In the meantime, Thor, for one, is becoming infuriated at seeing angry protesters every time he looks around after the Avengers have successfully dealt with a threat which threatened these same people who have come to hold the team in such low regard. And finally, he's pushed to his limit.



Since we know that Mjolnir usually trashes what it's hurled at, scratch one expensive news camera. But the incident prompts Freeman's briefing of the assembled Avengers, as we've seen above.

Yet to put this meeting in perspective, we have to leap ahead a bit, to when the world is picking up the pieces following the war with Kang. In a conversation with Freeman's brother, Iron Man has discovered the extent of Freeman's devotion and loyalty to the Avengers, particularly in light of the team's further dealings with the T.I. where it was discovered that the movement itself was on the level--and that it was only its leader, Jonathan Tremont, along with a few of his aides, who corrupted the organization and used it to further their own agenda. In addition, Freeman, fearing that his classified knowledge of the Avengers' priority codes might have been compromised by Tremont, had set in motion his resignation before he met his death with Kang's attack on Washington. It was a revelation which deeply affected Iron Man and the other Avengers, and which recalled one very vivid memory.




Though instead of relying on Cap's recollection, let's take a peek at how exactly that confrontation went down.
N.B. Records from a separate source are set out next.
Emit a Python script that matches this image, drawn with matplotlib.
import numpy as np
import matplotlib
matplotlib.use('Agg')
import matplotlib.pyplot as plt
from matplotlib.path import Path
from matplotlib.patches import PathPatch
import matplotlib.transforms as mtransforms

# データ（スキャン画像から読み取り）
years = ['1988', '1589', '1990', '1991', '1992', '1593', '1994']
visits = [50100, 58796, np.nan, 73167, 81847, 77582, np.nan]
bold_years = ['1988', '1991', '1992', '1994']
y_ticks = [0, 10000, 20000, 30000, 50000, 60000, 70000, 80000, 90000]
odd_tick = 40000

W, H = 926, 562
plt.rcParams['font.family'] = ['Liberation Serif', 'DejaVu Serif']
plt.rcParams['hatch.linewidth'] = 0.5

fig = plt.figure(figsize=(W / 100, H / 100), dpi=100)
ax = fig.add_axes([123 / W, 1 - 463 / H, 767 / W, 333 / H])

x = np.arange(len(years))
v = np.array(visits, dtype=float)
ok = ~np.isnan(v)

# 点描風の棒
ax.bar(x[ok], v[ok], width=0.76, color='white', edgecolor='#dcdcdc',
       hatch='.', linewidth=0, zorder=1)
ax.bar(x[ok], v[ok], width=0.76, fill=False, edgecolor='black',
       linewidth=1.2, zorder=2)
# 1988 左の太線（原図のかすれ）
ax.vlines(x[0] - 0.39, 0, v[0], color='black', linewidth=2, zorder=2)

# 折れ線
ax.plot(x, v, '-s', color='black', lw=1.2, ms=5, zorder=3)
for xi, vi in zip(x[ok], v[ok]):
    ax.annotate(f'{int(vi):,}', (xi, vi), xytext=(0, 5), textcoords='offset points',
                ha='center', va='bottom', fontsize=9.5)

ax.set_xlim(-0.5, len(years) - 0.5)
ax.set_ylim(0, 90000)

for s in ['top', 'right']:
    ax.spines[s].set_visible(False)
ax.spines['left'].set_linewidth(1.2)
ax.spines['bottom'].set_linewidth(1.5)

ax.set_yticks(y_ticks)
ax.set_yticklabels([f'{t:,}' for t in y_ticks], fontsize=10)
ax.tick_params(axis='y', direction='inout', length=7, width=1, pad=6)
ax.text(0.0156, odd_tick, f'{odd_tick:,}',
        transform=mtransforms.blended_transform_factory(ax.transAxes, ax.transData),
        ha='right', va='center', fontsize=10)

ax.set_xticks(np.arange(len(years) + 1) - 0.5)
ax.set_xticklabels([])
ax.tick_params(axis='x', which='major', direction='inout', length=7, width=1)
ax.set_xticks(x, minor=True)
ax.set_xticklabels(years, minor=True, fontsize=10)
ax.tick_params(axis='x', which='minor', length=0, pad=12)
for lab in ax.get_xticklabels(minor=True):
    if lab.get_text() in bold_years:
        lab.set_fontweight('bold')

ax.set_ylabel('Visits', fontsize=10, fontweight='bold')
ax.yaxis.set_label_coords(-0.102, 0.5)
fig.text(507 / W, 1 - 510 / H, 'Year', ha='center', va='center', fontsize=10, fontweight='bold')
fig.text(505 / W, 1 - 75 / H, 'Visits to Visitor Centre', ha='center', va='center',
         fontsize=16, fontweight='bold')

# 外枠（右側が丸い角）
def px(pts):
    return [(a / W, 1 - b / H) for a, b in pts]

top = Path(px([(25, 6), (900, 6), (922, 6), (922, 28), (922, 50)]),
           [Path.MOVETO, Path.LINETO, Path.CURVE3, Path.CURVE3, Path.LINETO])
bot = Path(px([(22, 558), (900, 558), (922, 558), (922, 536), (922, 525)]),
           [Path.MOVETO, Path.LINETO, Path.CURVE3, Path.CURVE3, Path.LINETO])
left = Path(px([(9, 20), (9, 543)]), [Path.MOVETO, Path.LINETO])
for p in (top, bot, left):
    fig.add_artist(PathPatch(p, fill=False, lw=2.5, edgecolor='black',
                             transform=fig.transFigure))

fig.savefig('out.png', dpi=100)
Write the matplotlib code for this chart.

It wouldn't be the first or last time that Freeman stood his ground with the Avengers. I suppose his epitaph might be that he did his job, to the best of his ability--and when your job involves a group that's accustomed to handling their own affairs in-house but nevertheless saw merit in Freeman's proposals, he unquestionably left his mark on this assignment.

As for Thor, he was eventually ready to return to the team--though with one condition.


2 comments:

Doug said...

Great write up. It's difficult to remember the merits of Avengers, Vol. III -- what came after sort of soured my overall outlook of Earth's Mightiest Heroes. I resent what Bendis did to the team -- my favorite team in comics.

This post made me smile on fond memories. Thanks!

Doug

Comicsfan said...

Thanks very much, Doug. I've been meaning to throw more of a spotlight on those issues from that volume of the title, since there's some good material there that bears mentioning--though the run itself has always been a toss-up with me. (I tend to think that Perez's art probably played a major part in jump-starting that volume with readers both old and new.) I think the only other stuff we've done here on it involved Warbird's drinking problem--which, as it happened, was a development the new Avengers lineup featured in this Avengers volume opened the door to.